The AtomSpace is equipped with several formally-defined type constructors which can be used to create algebraic data types. These are SignatureLink, ArrowLink, TypeChoice, TypeNode and TypeSetLink. In addition to these, almost all other Link types can be implicitly used as type constructors, simply by using them underneath one of the first three. Roughly speaking, most link types are "duck typed" into type constructors when they appear under one of these.
So, for example, all Atom types are the primitive data types of the AtomSpace. In order to use one of these primitive types, to specify the type of a variable or the type of an atom, one uses the TypeNode, and simply gives the name of the primitive type, as a string. Thus, the TypeNode is like a type constructor, but it can only create primitive types.
To define a product type, one uses a SignatureLink together with a ListLink/AndLink. An AndLink all by itself functions as a normal set-theory boolean-and. An AndLink that appears underneath a SignatureLink should be understood as defining a product of types. Since almost any link can appear under the SignatureLink, there appears to be a very rich variety of product-like or composition-like types available on the AtomSpace, having various properties. Note, however, for function arguments, it is customary to use the ListLink instead of AndLink for the product type.

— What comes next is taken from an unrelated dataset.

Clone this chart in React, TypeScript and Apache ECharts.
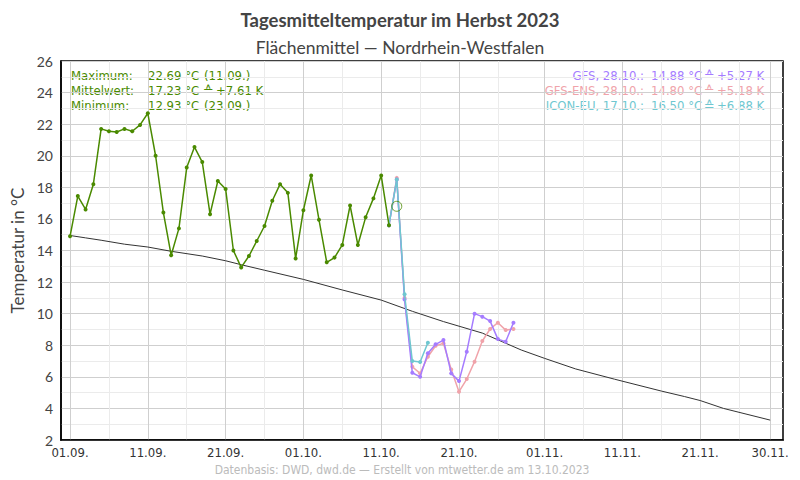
import React, { useEffect, useRef } from "react";
import * as echarts from "echarts";

// Observed daily mean temperature, day 0 = 01.09.
const obsValues = [
  14.9, 17.45, 16.6, 18.2, 21.7, 21.55, 21.5, 21.7, 21.55, 21.95,
  22.69, 20.0, 16.4, 13.7, 15.4, 19.25, 20.55, 19.6, 16.3, 18.4,
  17.9, 14.0, 12.93, 13.65, 14.6, 15.55, 17.15, 18.2, 17.65, 13.5,
  16.55, 18.75, 15.95, 13.25, 13.55, 14.35, 16.85, 14.35, 16.1, 17.3,
  18.75, 15.6,
];
// Forecasts start at day 41 (12.10.)
const forecastStart = 41;
const gfsValues = [15.6, 18.5, 10.9, 6.26, 6.0, 7.49, 8.06, 8.33, 6.22, 5.73, 7.59, 10.0, 9.81, 9.53, 8.39, 8.22, 9.43];
const ensValues = [15.6, 18.6, 11.0, 6.64, 6.22, 7.27, 7.97, 8.12, 6.47, 5.06, 5.86, 6.96, 8.27, 9.03, 9.43, 8.96, 9.03];
const iconValues = [15.6, 18.5, 11.23, 7.0, 6.94, 8.16];
// Climatological mean (day, value)
const climateDays = [0, 2, 4, 7, 10, 13, 17, 20, 22, 25, 30, 35, 40, 44, 48, 53, 58, 61, 65, 70, 76, 79, 81, 84, 90];
const climateValues = [14.95, 14.8, 14.65, 14.4, 14.22, 13.95, 13.65, 13.35, 13.1, 12.75, 12.17, 11.5, 10.86, 10.15, 9.5, 8.77, 7.7, 7.17, 6.5, 5.85, 5.1, 4.75, 4.5, 4.0, 3.26];
// Running mean marker
const markerDay = 42;
const markerValue = 16.8;

const tickDays = [0, 10, 20, 30, 40, 50, 61, 71, 81, 90];
const tickLabels = ["01.09.", "11.09.", "21.09.", "01.10.", "11.10.", "21.10.", "01.11.", "11.11.", "21.11.", "30.11."];
const minorDays = [5, 15, 25, 35, 45, 55, 66, 76, 86];

const statLabels = ["Maximum:", "Mittelwert:", "Minimum:"];
const statValues = ["22.69 °C", "17.23 °C", "12.93 °C"];
const statExtras = ["(11.09.)", "", "(23.09.)"];
const statAnom = ["", "+7.61 K", ""];

const fcNames = ["GFS, 28.10.:", "GFS-ENS, 28.10.:", "ICON-EU, 17.10.:"];
const fcValues = ["14.88 °C", "14.80 °C", "16.50 °C"];
const fcAnoms = ["+5.27 K", "+5.18 K", "+6.88 K"];

const GREEN = "#4a8a00";
const GFS = "#a57cff";
const ENS = "#f0a3aa";
const ICON = "#6fc7d0";
const fcColors = [GFS, ENS, ICON];

const SANS = 'Lato, "Noto Sans", sans-serif';
const NARROW = '"Liberation Sans Narrow", "DejaVu Sans Condensed", Lato, sans-serif';
const LEG = '"DejaVu Sans Condensed", "DejaVu Sans", sans-serif';
const SYM = '"DejaVu Sans", sans-serif';

export default function App() {
  const ref = useRef<HTMLDivElement>(null);
  useEffect(() => {
    if (!ref.current) return;
    const chart = echarts.init(ref.current, null, { renderer: "svg" });
    const graphics: any[] = [];
    const rowY = [75, 90, 105];
    rowY.forEach((y, i) => {
      const base = { fill: GREEN, font: `13px ${LEG}`, verticalAlign: "middle" };
      graphics.push({ type: "text", x: 71, y, style: { ...base, text: statLabels[i], align: "left" } });
      graphics.push({ type: "text", x: 148, y, style: { ...base, text: statValues[i], align: "left" } });
      if (statExtras[i]) graphics.push({ type: "text", x: 204, y, style: { ...base, text: statExtras[i], align: "left" } });
      if (statAnom[i]) {
        graphics.push({ type: "text", x: 203, y, style: { ...base, font: `13px ${SYM}`, text: "≙", align: "left" } });
        graphics.push({ type: "text", x: 216, y, style: { ...base, text: statAnom[i], align: "left" } });
      }
      const fb = { fill: fcColors[i], font: `13px ${LEG}`, verticalAlign: "middle" };
      graphics.push({ type: "text", x: 644, y, style: { ...fb, text: fcNames[i], align: "right" } });
      graphics.push({ type: "text", x: 651, y, style: { ...fb, text: fcValues[i], align: "left" } });
      graphics.push({ type: "text", x: 704, y, style: { ...fb, font: `13px ${SYM}`, text: "≙", align: "left" } });
      graphics.push({ type: "text", x: 717, y, style: { ...fb, text: fcAnoms[i], align: "left" } });
    });
    graphics.push({
      type: "text", x: 402, y: 470,
      style: { text: "Datenbasis: DWD, dwd.de — Erstellt von mtwetter.de am 13.10.2023", fill: "#bbbbbb", font: `12px ${NARROW}`, align: "center", verticalAlign: "middle" },
    });

    const xBase = { type: "value", min: -1.16, max: 91.65, gridIndex: 0 };
    chart.setOption({
      animation: false,
      backgroundColor: "#ffffff",
      title: [
        { text: "Tagesmitteltemperatur im Herbst 2023", left: "center", top: 5, textStyle: { fontFamily: SANS, fontWeight: "bold", fontSize: 18.5, color: "#444" } },
        { text: "Flächenmittel — Nordrhein-Westfalen", left: "center", top: 33, textStyle: { fontFamily: SANS, fontWeight: "normal", fontSize: 17.5, color: "#444" } },
      ],
      grid: { left: 61, right: 17, top: 61, bottom: 40, show: true, borderColor: "#000", borderWidth: 1.5, backgroundColor: "transparent", containLabel: false, outerBoundsMode: "none" },
      xAxis: [
        {
          ...xBase,
          axisLine: { show: true, onZero: false, lineStyle: { color: "#000", width: 1.5 } },
          axisTick: { show: false, customValues: tickDays },
          axisLabel: {
            customValues: tickDays,
            formatter: (v: number) => { const k = tickDays.indexOf(Math.round(v)); return k >= 0 ? tickLabels[k] : ""; },
            fontFamily: NARROW, fontSize: 13, color: "#333", margin: 6,
          },
          splitLine: { show: true, lineStyle: { color: "#cfcfcf", width: 1 } },
        },
        {
          ...xBase,
          position: "bottom",
          axisLine: { show: false, onZero: false },
          axisTick: { show: false, customValues: minorDays },
          axisLabel: { show: false, customValues: minorDays },
          splitLine: { show: true, lineStyle: { color: "#ebebeb", width: 1 } },
        },
      ],
      yAxis: {
        type: "value", min: 2, max: 26, interval: 2,
        name: "Temperatur in °C", nameLocation: "middle", nameGap: 34, nameRotate: 90,
        nameTextStyle: { fontFamily: SANS, fontSize: 17, color: "#444" },
        axisLine: { show: true, onZero: false, lineStyle: { color: "#000", width: 1.5 } },
        axisTick: { show: false },
        axisLabel: { fontFamily: SANS, fontSize: 14, color: "#444", margin: 8 },
        splitLine: { show: true, lineStyle: { color: "#cfcfcf", width: 1 } },
        minorTick: { show: false, splitNumber: 2 },
        minorSplitLine: { show: true, lineStyle: { color: "#ebebeb", width: 1 } },
      },
      graphic: graphics,
      series: [
        {
          type: "line", name: "Klima", xAxisIndex: 0,
          data: climateDays.map((d, i) => [d, climateValues[i]]),
          showSymbol: false, symbol: "none",
          lineStyle: { color: "#333", width: 1 }, z: 2,
        },
        {
          type: "line", name: "GFS-ENS", xAxisIndex: 0,
          data: ensValues.map((v, i) => [forecastStart + i, v]),
          symbol: "circle", symbolSize: 4, showSymbol: true,
          lineStyle: { color: ENS, width: 1.5 }, itemStyle: { color: ENS }, z: 3,
        },
        {
          type: "line", name: "GFS", xAxisIndex: 0,
          data: gfsValues.map((v, i) => [forecastStart + i, v]),
          symbol: "circle", symbolSize: 4, showSymbol: true,
          lineStyle: { color: GFS, width: 1.5 }, itemStyle: { color: GFS }, z: 4,
        },
        {
          type: "line", name: "ICON-EU", xAxisIndex: 0,
          data: iconValues.map((v, i) => [forecastStart + i, v]),
          symbol: "circle", symbolSize: 4, showSymbol: true,
          lineStyle: { color: ICON, width: 1.5 }, itemStyle: { color: ICON }, z: 5,
        },
        {
          type: "line", name: "Beobachtung", xAxisIndex: 0,
          data: obsValues.map((v, i) => [i, v]),
          symbol: "circle", symbolSize: 4, showSymbol: true,
          lineStyle: { color: GREEN, width: 1.5 }, itemStyle: { color: GREEN }, z: 6,
        },
        {
          type: "scatter", name: "Mittel", xAxisIndex: 0,
          data: [[markerDay, markerValue]],
          symbol: "circle", symbolSize: 10,
          itemStyle: { color: "rgba(0,0,0,0)", borderColor: GREEN, borderWidth: 1 }, z: 7,
        },
      ],
    });
    return () => chart.dispose();
  }, []);
  return <div ref={ref} style={{ width: 800, height: 480, position: "absolute", left: 0, top: 0 }} />;
}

A related concept is implemented with the TypeSetLink, which is used to specify multiple type properties that must hold simultaneously.
The dual to the product type is the sum type; it is explicitly given by the TypeChoiceLink. In principle, one might have simply considered using a plain OrLink under a SignatureLink to accomplish this task. However, that would be more verbose than TypeChoice. In addition, the OrLink has the taint of first-order logic; it is often more convenient to approach problems in OpenCog from the intuitionist logic viewpoint, thus eschewing "logical-or" for "choice".
At this time, there is no support for type variables, and thus no support for parametric types, and thus, no support for generalized algebraic types (GADTs), dependent types or type families. There has been some experimental prototyping in this direction, but it has remained inconclusive due to a lack of user demand. Please ask for it, if you need it.
Note, however, there is a system resembling dependent types, called Connectors and Sections. It generalizes the idea of lambdas, function types and tensor types into a more general sheaf-theoretic framework. Individual connectors can be viewed as a kind of dependent type.
The above-described type system was not implemented for some sort of woolly theoretical feel-good reasons; rather, it was motivated by the need to solve real problems: for example, to narrow the search that the query engine performs, so that, if you are searching for words, you don't get sentences or concepts or parts of speech back in your query results. The arrow type, and the composability of types is needed to control the stringing-together of rules by the backward chainer and the forward chainer in the unified rule engine. Indeed, the composition of arrow-signatures during chaining closely resembles dependency parsing.
Type constructors are tested in several places; most importantly in /tests/query/DeepTypeUTest.cxxtest.
Examples, scheme interfaces
Examples can be found in /examples/pattern-matcher/type-signature.scm.
The scheme function cog-value-is-type? returns true or false depending on whether the indicated value is compatible with the given type.
The scheme function cog-type-match? returns true or false, to indicate if the left-hand type can be mated with the right-hand type. If the right-hand side is a plain value, it behaves identically to cog-value-is-type?. It can be used, for example to determine if its OK to pass an argument of some given type to a function call that only accepts certain types. In particular, it is useful for determining if two rules can be chained together.
The scheme function cog-type-compose computes the composition of two types. For example, given two functions or two rules, it can be used to compute the function type of the two functions composed together. It will always return a non-empty type, the smallest type satisfying both left and right sides, whenever cog-type-match? returns true. It will always return the empty set (undefined handle) whenever cog-type-match? returns false. (currently implementation is incomplete; not hard, just incomplete.).
The C++ interface is here: /opencog/atomutils/TypeUtils.h
Type variables, type classes
These concepts might be useful to solve one problem: improving the performance of the query engine for extremely simple searches. The query engine was designed to support very complicated pattern searches, as needed for natural language processing; as a result, various simple searches, such as those needed for PLN and the unified rule engine run quite slowly: most of the query engine infrastructure is not needed or used. It would be nice if, for certain "simple" queries, the query engine could be overloaded (i.e. QueryLink and MeetLink overloaded) with simpler/faster implementations.
Such overloading requires that the arguments to MeetLink, QueryLink be identified and type-checked: if the arguments are of a certain simple type, then a simplified search could be conducted. There are two ways to do this. The abstract way is to provide type class support, and then overload MeetLink by (for example) "FastMeetLink" when that typeclass is seen.
The more realistic way to actually implement this is "under the covers", in the C++ code for the query engine, so that, whenever a particularly simple MeetLink is spotted, then equally simple search code is used. It is possible that this could maybe dramatically improve PLN and URE performance!?